Streams of Babel by Carol Plum-Ucci
Short Review: Welcome a the post-9/11 world in which terrorists wield bioweapons and our best intelligence is gathered online by teenagers. Kept me listening and then made me hunt for the sequel.
Long Review: This book is an interesting combination of the lives of an assortment of teens, but it is far from the typical high school drama. The book opens with the death of Cora’s mom. Cora is a loner at school, which we quickly learn has a lot to do with the mom who came home from a life as a photojournalist injured and addicted to morphine.

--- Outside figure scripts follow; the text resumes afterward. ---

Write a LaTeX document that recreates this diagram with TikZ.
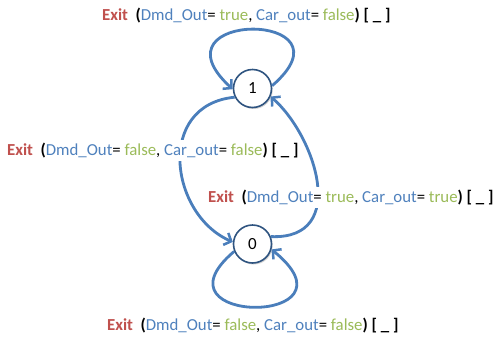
\documentclass[tikz,border=0pt]{standalone}
\usepackage{fontspec}
\setmainfont{Carlito}
\usetikzlibrary{arrows.meta,shadows}
\definecolor{exitred}{HTML}{C0504D}
\definecolor{varblue}{HTML}{4F81BD}
\definecolor{valgreen}{HTML}{9BBB59}
\definecolor{edgeblue}{HTML}{4A7EBB}
\definecolor{ringblue}{HTML}{2F5480}
\newcommand{\trlabel}[2]{\textcolor{exitred}{\bfseries Exit}\ \ {\bfseries(}\textcolor{varblue}{Dmd\_Out}= \textcolor{valgreen}{#1}, \textcolor{varblue}{Car\_out}= \textcolor{valgreen}{#2}{\bfseries) [ \_ ]}}
\tikzset{
  state/.style={circle, draw=ringblue, line width=1.6pt, fill=white, minimum size=38pt, inner sep=0pt, font=\fontsize{17}{19}\selectfont, drop shadow={shadow xshift=1.2pt, shadow yshift=-1.5pt, opacity=0.35}},
  trans/.style={draw=edgeblue, line width=2.8pt, -{Straight Barb[length=6pt,width=13pt,line width=2.5pt]}},
  lbl/.style={anchor=base west, fill=white, inner xsep=0pt, inner ysep=3pt, font=\fontsize{16.8}{19}\selectfont}
}
\begin{document}
\begin{tikzpicture}[x=1pt,y=-1pt]
\useasboundingbox (0,0) rectangle (498,338);
\node[state] (n1) at (252.5,88.5) {1};
\node[state] (n0) at (252.5,244) {0};
\draw[trans] (n1.8) .. controls (360,10) and (146,10) .. (n1.182);
\draw[trans] (n0.202) .. controls (146,326) and (366,326) .. (n0.344);
\draw[trans] (n1.206) .. controls (155,105) and (170,215) .. (n0.174);
\draw[trans] (n0.22) .. controls (350,240) and (315,135) .. (n1.336);
\node[lbl] (ltop) at (102,20.5) {\trlabel{true}{false}};
\node[lbl] (lleft) at (7,155.7) {\trlabel{false}{false}};
\node[lbl] (lmid) at (208,202) {\trlabel{true}{true}};
\node[lbl] (lbot) at (107,330.7) {\trlabel{false}{false}};
\end{tikzpicture}
\end{document}
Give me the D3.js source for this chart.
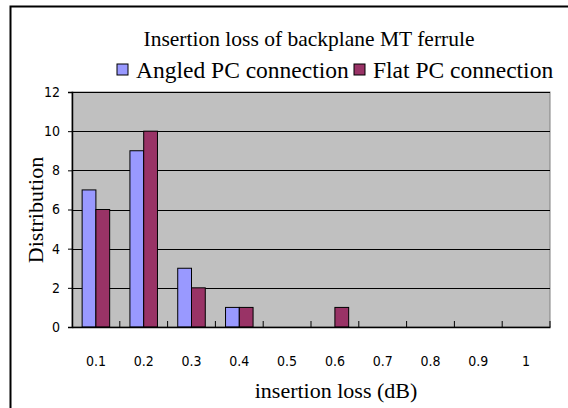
<!DOCTYPE html>
<html>
<head>
<meta charset="utf-8">
<script src="https://cdn.jsdelivr.net/npm/d3@7.9.0/dist/d3.min.js"></script>
<style>
  body { margin: 0; background: #fff; }
  svg { display: block; }
  .serif { font-family: "Liberation Serif", "Times New Roman", serif; fill: #000; }
  .tick text { font-family: "Liberation Sans Narrow", "DejaVu Sans Condensed", "Liberation Sans", Arial, sans-serif; font-size: 14px; fill: #000; }
</style>
</head>
<body>
<svg id="chart" width="568" height="408"></svg>
<script>
const categories = ["0.1", "0.2", "0.3", "0.4", "0.5", "0.6", "0.7", "0.8", "0.9", "1"];
const angled = [7, 9, 3, 1, 0, 0, 0, 0, 0, 0];
const flat = [6, 10, 2, 1, 0, 1, 0, 0, 0, 0];
const seriesNames = ["Angled PC connection", "Flat PC connection"];
const colors = ["#9999FF", "#993366"];
const yTicks = [0, 2, 4, 6, 8, 10, 12];

const svg = d3.select("#chart");
const margin = {left: 72, top: 92, right: 550, bottom: 327};

// outer chart border (only top and left show in the crop)
svg.append("path")
  .attr("d", "M10.5,420 L10.5,6.5 L580,6.5")
  .attr("fill", "none").attr("stroke", "#000").attr("stroke-width", 2);

const x = d3.scaleBand().domain(categories).range([margin.left, margin.right]);
const y = d3.scaleLinear().domain([0, 12]).range([margin.bottom, margin.top]);

// plot background
svg.append("rect")
  .attr("x", margin.left).attr("y", margin.top)
  .attr("width", margin.right - margin.left).attr("height", margin.bottom - margin.top)
  .attr("fill", "#C0C0C0").attr("stroke", "#808080");

// gridlines
svg.append("g").selectAll("line").data(yTicks.filter(d => d > 0)).join("line")
  .attr("x1", margin.left).attr("x2", margin.right)
  .attr("y1", d => Math.round(y(d)) + 0.5).attr("y2", d => Math.round(y(d)) + 0.5)
  .attr("stroke", "#000");

// bars
const barW = x.bandwidth() * 14 / 48.6;
const series = [angled, flat];
series.forEach((vals, s) => {
  const pts = vals.map((v, i) => ({cat: categories[i], v})).filter(d => d.v > 0);
  svg.append("g").selectAll("rect").data(pts).join("rect")
    .attr("x", d => x(d.cat) + x.bandwidth() / 2 - barW + s * barW)
    .attr("y", d => y(d.v))
    .attr("width", barW)
    .attr("height", d => y(0) - y(d.v))
    .attr("fill", colors[s])
    .attr("stroke", "#000").attr("stroke-width", 1);
});

// y axis
const yAxis = svg.append("g")
  .attr("transform", `translate(${margin.left},0)`)
  .call(d3.axisLeft(y).tickValues(yTicks).tickSize(4).tickPadding(8));
yAxis.select(".domain").attr("stroke", "#000").attr("stroke-width", 1.5);

// x axis, ticks between categories
const xAxis = svg.append("g")
  .attr("transform", `translate(0,${margin.bottom})`)
  .call(d3.axisBottom(x).tickSize(0).tickPadding(29));
xAxis.select(".domain").attr("stroke", "#000").attr("stroke-width", 1.5);
xAxis.selectAll(".sep").data(categories).join("line")
  .attr("x1", d => x(d) + x.step())
  .attr("x2", d => x(d) + x.step())
  .attr("y1", 0).attr("y2", -6)
  .attr("stroke", "#000");

// title
svg.append("text").attr("class", "serif")
  .attr("x", 309).attr("y", 46).attr("text-anchor", "middle")
  .attr("font-size", 21.5).text("Insertion loss of backplane MT ferrule");

// legend
const leg = svg.append("g");
const legX = [117, 354];
seriesNames.forEach((name, i) => {
  leg.append("rect").attr("x", legX[i]).attr("y", 64)
    .attr("width", 11).attr("height", 11)
    .attr("fill", colors[i]).attr("stroke", "#000");
  leg.append("text").attr("class", "serif")
    .attr("x", legX[i] + 19).attr("y", 78)
    .attr("font-size", 23.5).text(name);
});

// axis titles
svg.append("text").attr("class", "serif")
  .attr("transform", "translate(43,210) rotate(-90)")
  .attr("text-anchor", "middle").attr("font-size", 22).text("Distribution");
svg.append("text").attr("class", "serif")
  .attr("x", 336).attr("y", 398).attr("text-anchor", "middle")
  .attr("font-size", 22).text("insertion loss (dB)");
</script>
</body>
</html>
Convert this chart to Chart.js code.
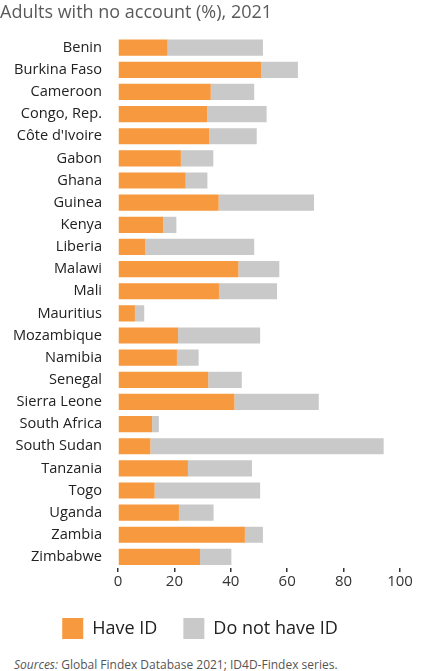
<!DOCTYPE html>
<html>
<head>
<meta charset="utf-8">
<script src="https://cdn.jsdelivr.net/npm/chart.js@4"></script>
<style>
  html, body { margin: 0; padding: 0; background: #fff; }
  #wrap { position: relative; width: 423px; height: 671px; }
  #box { position: absolute; left: 0; top: 0; width: 423px; height: 649px; }
  #src { position: absolute; left: 14px; top: 656px; font-family: "Open Sans", sans-serif; font-size: 12px; color: #555; white-space: nowrap; }
</style>
</head>
<body>
<div id="wrap">
  <div id="box"><canvas id="c"></canvas></div>
  <div id="src"><i>Sources:</i> Global Findex Database 2021; ID4D-Findex series.</div>
</div>
<script>
const categories = ["Benin","Burkina Faso","Cameroon","Congo, Rep.","Côte d'Ivoire","Gabon","Ghana","Guinea","Kenya","Liberia","Malawi","Mali","Mauritius","Mozambique","Namibia","Senegal","Sierra Leone","South Africa","South Sudan","Tanzania","Togo","Uganda","Zambia","Zimbabwe"];
const haveID =    [17.6, 50.7, 32.9, 31.6, 32.4, 22.3, 24.0, 35.7, 16.0, 9.6, 42.7, 35.8, 6.0, 21.3, 20.9, 32.0, 41.3, 12.1, 11.5, 24.8, 13.0, 21.6, 45.0, 29.1];
const noID =      [33.8, 13.1, 15.4, 21.1, 16.8, 11.5, 7.7, 33.8, 4.7, 38.7, 14.5, 20.6, 3.3, 29.1, 7.7, 11.9, 29.9, 2.4, 82.7, 22.7, 37.4, 12.3, 6.4, 11.1];
const xTicks = [0, 20, 40, 60, 80, 100];

const FONT = "'Open Sans', sans-serif";
new Chart(document.getElementById('c'), {
  type: 'bar',
  data: {
    labels: categories,
    datasets: [
      { label: 'Have ID', data: haveID, backgroundColor: '#F7993E', borderWidth: 0, barPercentage: 0.73, categoryPercentage: 1 },
      { label: 'Do not have ID', data: noID, backgroundColor: '#C9C9C9', borderWidth: 0, barPercentage: 0.73, categoryPercentage: 1 }
    ]
  },
  options: {
    indexAxis: 'y',
    responsive: true,
    maintainAspectRatio: false,
    animation: false,
    layout: { padding: { left: 0, right: 23, top: 0, bottom: 0 } },
    scales: {
      x: {
        stacked: true,
        min: 0, max: 100,
        afterBuildTicks: s => { s.ticks = xTicks.map(v => ({ value: v })); },
        grid: { display: true, drawOnChartArea: false, drawTicks: true, tickLength: 4, color: '#333', lineWidth: 1.5 },
        border: { display: false },
        ticks: { font: { family: FONT, size: 15 }, color: '#333', padding: 1 }
      },
      y: {
        stacked: true,
        grid: { display: false, drawTicks: false },
        border: { display: false },
        afterFit: s => { s.width = 118; },
        ticks: { font: { family: FONT, size: 14.6 }, color: '#222', padding: 16 }
      }
    },
    plugins: {
      title: {
        display: true,
        text: 'Adults with no account (%), 2021',
        align: 'start',
        color: '#5a5a5a',
        font: { family: FONT, size: 18, weight: 'normal' },
        padding: { top: 2, bottom: 13 }
      },
      legend: {
        position: 'bottom',
        labels: { boxWidth: 21, boxHeight: 21, padding: 26, color: '#222', font: { family: FONT, size: 18 } }
      },
      tooltip: { enabled: false }
    }
  }
});
</script>
</body>
</html>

As the story moves forward, we meet Scott Eberman (paramedic), his brother Owen and Owen’s friend Rain Steckerman (both popular high school athletes), Shahzad Hamdani (teenage computer hacker in Pakistan) and Tyler Ping (teenage computer hacker in New York). The story is told in a round robin of first person, cycling through this assortment of high school students who have all been pulled into the center of an act of bioterrorism.
With six readers, I do list this as a ‘Full Cast Audio’ book – but it isn’t really. Each voice is tied to a single character and tells their part of the story. It is a good set of voices – though I did like some better than others. That might have a bit to do with my preferring some characters over others, but it certainly wasn’t enough to take away from the enjoyment of listening to this book.
I find myself writing this review on the tenth anniversary of 9/11 and it is definitely a story that is informed by that event. It spends a lot of time chasing down terrorists via what they term ‘v-spying’, an abbreviation of virtual spying done by computer hackers trying to watch for, translate and convert into usable intelligence the online chatter of terrorists.
It is definitely an intense and suspenseful story, but in the end this is a story about six teenagers and their lives. Some of it is about being in the wrong place at the wrong time – but it quickly becomes clear that each person in this story has their own opportunity to take action. For these six, their choices and experiences reach far beyond the personal sphere – but in the end they are still teenagers. A good deal of the narrative traces the inner journey that every teen has to take as they navigate their way to adulthood.
I don’t want to tell you any more details for fear of spoiling some of the suspense. Suffice it to say that I enjoyed it and quickly sought out the sequel.